Some avoided death because the prosecution allowed them to plead guilty in exchange for a prison sentence. For others, the jury voted for life imprisonment instead of death.

So under the surface of Albert Thompson's seemingly simple case were some gnawing questions. Was he sentenced to death because of his crime, or because of the skin color of the man he killed? Do Southern prosecutors and juries place a higher value on white life than black life? If not, why were the handful of death sentences like Thompson's reserved for the killers of whites?

For his part, Thompson's prosecutor was just doing his job. Before the trial he told Thompson's lawyer that he'd probably be willing to accept a life sentence if Thompson would plead guilty. He just had to check with the victim's family to make sure they agreed.

But the victim's family did not agree, and the prosecutor withdrew the offer. Thompson's lawyer pleaded with one of the victim's relatives. He pointed out that both of Thompson's accomplices were to receive prison sentences, and he asked why the family wouldn't agree to the same for Thompson. Nothing personal, the relative replied, but as far as he was concerned, "all three of the black sons-of-bitches ought to get the chair." That was the end of Thompson's plea bargain. Now his life was in the hands of the jury.

Did Thompson's jury consider race in sentencing him? Probably not. But we all empathize most easily with people like ourselves, and as the jurors looked out over the courtroom, it was the victim's family, not Thompson's, who looked like them.

Moreover, Thompson's jury didn't know about all of the scores of other robbery-murders that had ended in prison sentences. The jurors knew only about this one. They knew that Thompson had shot a man to steal his money, and that seemed enough for them.

That was the process by which AlbertThompson found himself on death row.
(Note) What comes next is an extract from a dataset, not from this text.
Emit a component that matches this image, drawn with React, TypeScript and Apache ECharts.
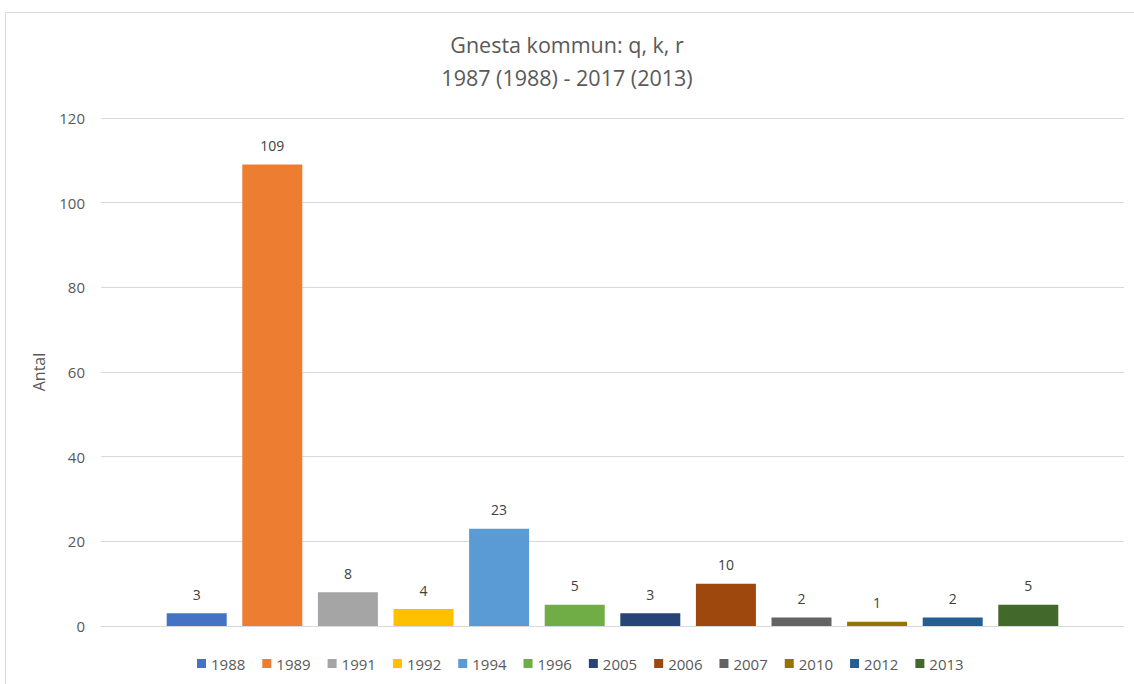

At each twist and turn race might well have made the difference, not openly, or even as a result of conscious choices: Race plays its part more quietly than that.

If Thompson had been white, or if his victim had been black, maybe the victim's family would have been less intent on a death sentence. Then the prosecutor would have had a freer hand to send Thompson to prison rather than to death row. Or maybe, just for a moment, the jury would have put themselves in Thompson's shoes or in his family's, and shown mercy in sentencing him. But in the coin of the criminal court, Thompson had done something more serious than just killing a man. He had killed a white man.

Albert Thompson won't be executed after all. The state supreme court eventually granted him a new sentencing trial on procedural grounds. By then most people in Greenville had lost interest in his case, and he was quietly resentenced to life. Someone else, chosen for death in much the same way he was, is in Thompson's cell on death row now. The new man has joined 1,800 others -- more than half of them in the South -- who are awaiting execution.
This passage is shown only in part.